The bill, if approved by the Senate, would be the first major piece of postal reform legislation to make it through Congress in more than 15 years, and would address issues that stem from the last reform effort lawmakers passed in 2006.
House Oversight and Reform Committee Chairwoman Carolyn Maloney (D-N.Y.), who introduced the bill, said the legislation has more than 100 co-sponsors, almost evenly split between House Democrats and Republicans.
“This bill is an agreement to fix some of the serious problems that have been looming over the post office for years and threatening its financial stability,” Maloney said.
The bill has support from more than 200 organizations, including postal unions.
Committee Ranking Member James Comer (R-Ky.), a co-sponsor of the bill, said the legislation “bolsters Postal Service-led operational reforms that are already showing success with better revenue and delivery performance.”
“This targeted bill addresses the immediate needs of the Postal Service to help it succeed into the 21st century,” Comer said.
The legislation, like many other similar bills introduced in previous sessions of Congress, would eliminate a 2006 mandate for USPS to pre-fund retiree health benefits well into the future.
USPS expects eliminating this mandate would save the agency roughly $27 billion over 10 years.
Senate Homeland Security and Governmental Affairs Committee Chairman Gary Peters (D-Mich.), who introduced companion legislation, said the reform bill now has 14 Democratic and 14 Republican cosponsors in the Senate.
“Given the significant, bipartisan support for the same bill in the Senate, I expect to move quickly to vote on these critical reforms that will help ensure the Postal Service’s long-term success,” Peters said.
USPS has defaulted on scheduled payments to the retiree health fund since 2012, but still includes those payments in its annual financials.
The agency, in its fiscal 2021 financial report, said it is liable for $57 billion in payments to the retiree health benefits fund. The legislation, if passed, would cancel the agency’s obligation to make up those payments.
USPS, under the legislation, would instead return to an annual pay-as-you-go system for retiree health benefits.
The legislation would require future postal retirees to enroll in Medicare, a provision that would save USPS about $22.6 billion over the next decade.
About a quarter of postal retirees don’t enroll in Medicare even though they are eligible, which results in USPS paying higher premiums than other public or private-sector employers.
Next to the rest of the federal government, USPS is the largest contributor to the Medicare trust fund in the country.
Comer said the Postal Service Reform Act would help USPS save money by having Medicare, not the agency, serve as the primary payer for retiree health benefits.

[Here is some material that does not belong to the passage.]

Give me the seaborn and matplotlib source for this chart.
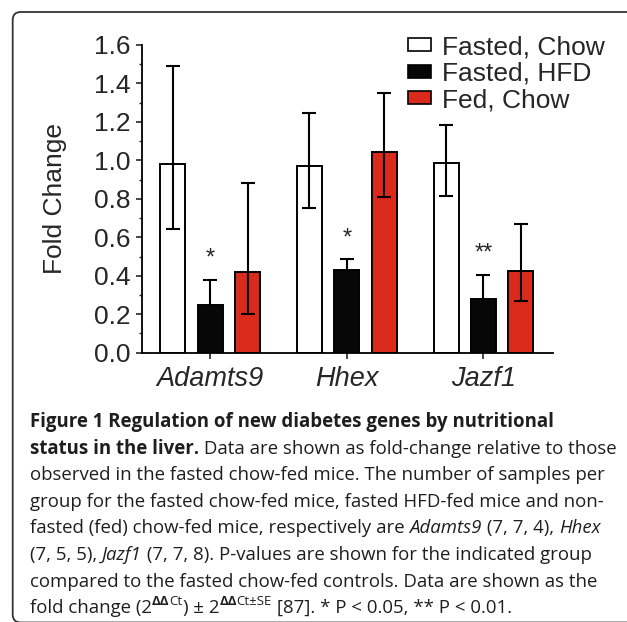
import matplotlib
matplotlib.use("Agg")
import matplotlib.pyplot as plt
import seaborn as sns
import pandas as pd
from matplotlib.patches import FancyBboxPatch
from matplotlib.ticker import MultipleLocator

# values
genes = ["Adamts9", "Hhex", "Jazf1"]
groups = ["Fasted, Chow", "Fasted, HFD", "Fed, Chow"]
colors = ["#FFFFFF", "#070707", "#DA2A1C"]

fasted_chow = [0.98, 0.97, 0.985]
fasted_hfd = [0.25, 0.43, 0.28]
fed_chow = [0.42, 1.045, 0.425]

# error bar ends (lower, upper)
fasted_chow_lo = [0.645, 0.75, 0.815]
fasted_chow_hi = [1.49, 1.245, 1.185]
fasted_hfd_lo = [0.16, 0.38, 0.19]
fasted_hfd_hi = [0.38, 0.485, 0.405]
fed_chow_lo = [0.20, 0.81, 0.268]
fed_chow_hi = [0.88, 1.35, 0.67]

stars = ["*", "*", "**"]

caption_lines = [
    [("Figure 1 Regulation of new diabetes genes by nutritional", "bold")],
    [("status in the liver.", "bold"), (" Data are shown as fold-change relative to those", "normal")],
    [("observed in the fasted chow-fed mice. The number of samples per", "normal")],
    [("group for the fasted chow-fed mice, fasted HFD-fed mice and non-", "normal")],
    [("fasted (fed) chow-fed mice, respectively are ", "normal"), ("Adamts9", "italic"),
     (" (7, 7, 4), ", "normal"), ("Hhex", "italic")],
    [("(7, 5, 5), ", "normal"), ("Jazf1", "italic"),
     (" (7, 7, 8). P-values are shown for the indicated group", "normal")],
    [("compared to the fasted chow-fed controls. Data are shown as the", "normal")],
    [("fold change (2", "normal"), ("ΔΔ", "supbold"), ("Ct", "sup"), (") ± 2", "normal"),
     ("ΔΔ", "supbold"), ("Ct±SE", "sup"), (" [87]. * P < 0.05, ** P < 0.01.", "normal")],
]

rows = []
for i, gene in enumerate(genes):
    for group, vals in zip(groups, [fasted_chow, fasted_hfd, fed_chow]):
        rows.append({"Gene": gene, "Group": group, "Fold Change": vals[i]})
df = pd.DataFrame(rows)

sns.set_style("ticks")
plt.rcParams['font.family'] = ['Liberation Sans', 'DejaVu Sans']
fs = 19

W, H = 627, 622
fig = plt.figure(figsize=(W / 100, H / 100), dpi=100)
ax = fig.add_axes([142 / W, 1 - 352.7 / H, 411 / W, 307.7 / H])

sns.barplot(data=df, x="Gene", y="Fold Change", hue="Group", order=genes,
            hue_order=groups, palette=colors, saturation=1, width=0.82, gap=0.33,
            edgecolor="black", linewidth=1.4, errorbar=None, ax=ax)

lows = [fasted_chow_lo, fasted_hfd_lo, fed_chow_lo]
highs = [fasted_chow_hi, fasted_hfd_hi, fed_chow_hi]
values = [fasted_chow, fasted_hfd, fed_chow]
for k, (cont, vals, lo, hi) in enumerate(zip(ax.containers, values, lows, highs)):
    xs = [b.get_x() + b.get_width() / 2 for b in cont]
    yerr = [[v - l for v, l in zip(vals, lo)], [h - v for v, h in zip(vals, hi)]]
    # the black bars hide the lower half of their error bars
    z = 0.5 if k == 1 else 5
    ax.errorbar(xs, vals, yerr=yerr, fmt="none", ecolor="black", elinewidth=1.5,
                capsize=4.8, capthick=1.5, zorder=z)

# significance marks over the HFD bars
hfd_bars = ax.containers[1]
for b, s, h in zip(hfd_bars, stars, fasted_hfd_hi):
    ax.text(b.get_x() + b.get_width() / 2, h + 0.11, s, ha="center", va="center",
            fontsize=17)

ax.set_xlim(-0.5, 2.51)
ax.set_ylim(0, 1.6)
ax.yaxis.set_major_locator(MultipleLocator(0.2))
ax.yaxis.set_minor_locator(MultipleLocator(0.1))
ax.tick_params(axis="y", which="major", direction="out", length=4.3, width=1.2,
               labelsize=fs, pad=4)
ax.tick_params(axis="y", which="minor", direction="out", length=2.3, width=1.0)
ax.tick_params(axis="x", direction="out", length=4.3, width=1.2, labelsize=19.5, pad=5)
for lab in ax.get_xticklabels():
    lab.set_fontstyle("italic")
ax.set_xlabel("")
ax.set_ylabel("Fold Change", fontsize=fs, labelpad=19)
sns.despine(ax=ax)
for sp in ["left", "bottom"]:
    ax.spines[sp].set_linewidth(1.3)
    ax.spines[sp].set_color("black")

leg = ax.legend(title=None, frameon=False, loc="upper left",
                bbox_to_anchor=(408 / W, 1 - 35 / H), bbox_transform=fig.transFigure,
                fontsize=fs, handlelength=0.87, handleheight=0.38, handletextpad=0.42,
                labelspacing=0.095, borderpad=0, borderaxespad=0)
for hnd in leg.legend_handles:
    hnd.set_edgecolor("black")
    hnd.set_linewidth(1.2)

# frame around the figure panel
box = FancyBboxPatch((0.127, -0.005), 7.0, 6.10 + 0.005,
                     boxstyle="round,pad=0,rounding_size=0.08",
                     transform=fig.dpi_scale_trans, facecolor="none",
                     edgecolor="#333333", linewidth=1.3)
fig.add_artist(box)

# caption
renderer = fig.canvas.get_renderer()
cap_font = ["Open Sans", "DejaVu Sans"]
cap_size = 13.4
cap_color = "#1E1E1E"


def text_width(txt, **kw):
    t1 = fig.text(0, 0, txt + "|", **kw)
    t2 = fig.text(0, 0, "|", **kw)
    w = t1.get_window_extent(renderer).width - t2.get_window_extent(renderer).width
    t1.remove()
    t2.remove()
    return w


styles = {
    "normal": dict(fontsize=cap_size, fontweight="normal", fontstyle="normal", rise=0),
    "bold": dict(fontsize=cap_size, fontweight="bold", fontstyle="normal", rise=0),
    "italic": dict(fontsize=cap_size, fontweight="normal", fontstyle="italic", rise=0),
    "sup": dict(fontsize=9.5, fontweight="normal", fontstyle="normal", rise=8),
    "supbold": dict(fontsize=9.5, fontweight="bold", fontstyle="normal", rise=8),
}

base0, step, left = 427, 26.6, 30
for i, line in enumerate(caption_lines):
    x = left
    base = base0 + i * step
    for txt, st in line:
        kw = dict(styles[st])
        rise = kw.pop("rise")
        kw["family"] = cap_font
        kw["color"] = cap_color
        fig.text(x / W, 1 - (base - rise) / H, txt, ha="left", va="baseline", **kw)
        x += text_width(txt, **kw)

fig.savefig("out.png", dpi=100)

“Congress has told the Postal Service it has to act like a business, and this is not something businesses do,” Comer said.
House Majority Leader Steny Hoyer (D-Md.) said Tuesday’s vote reflects postal reform efforts in Congress that have been “decades in the making.”
“The Postal Service will be better. Postal workers will be better, and the American community that utilizes and relies on the Postal Service will have greater security and greater service,” Hoyer said.
House and Senate lawmakers have introduced similar postal reform bills in previous sessions of Congress, but few have made it this far.
USPS welcomes ‘long-overdue’ reform bill
Postmaster General Louis DeJoy applauded the House for making “this long-overdue legislation a reality,” during a meeting of the USPS Board of Governors, and urged the Senate to quickly advance the legislation.
“If passed by the Senate, this legislation will have the same operational and financial impacts as the self-help steps we are taking at the Postal Service to provide the American people with the delivery service they expect and deserve,” DeJoy said in a statement following the House vote.
USPS board member Ron Stroman, a former deputy postmaster general, said the postal reform legislation would save the agency a significant amount of money, and would allow USPS to commit to capital investment projects.
However, Stroman said that IT infrastructure is “badly under-capitalized and in desperate need of reform.”
“That is why it is so vital for the Congress to quickly pass the Postal Service Reform Act. This bill will free the Postal Service from the unfair and unprecedented health benefit mandates that have handcuffed the Postal Service for well over a decade,” Stroman said
USPS ended the first quarter of fiscal 2022 with a $1.5 billion loss. The agency typically shows its best financial performance in the first-quarter results, since they include revenue and expenses from its peak holiday operations.
USPS generated $21.3 billion in revenue for the quarter, a nearly 1% decrease from FY 2021. The agency also saw total mail volume decrease by 1.5 billion pieces, a more than 4% decrease compared to the same period last year.
USPS saw revenue for first-class mail, its most profitable product, increase by $160 million compared to the same period last year, despite a volume decline of 529 million pieces compared to FY 2021 — a nearly 4% decrease.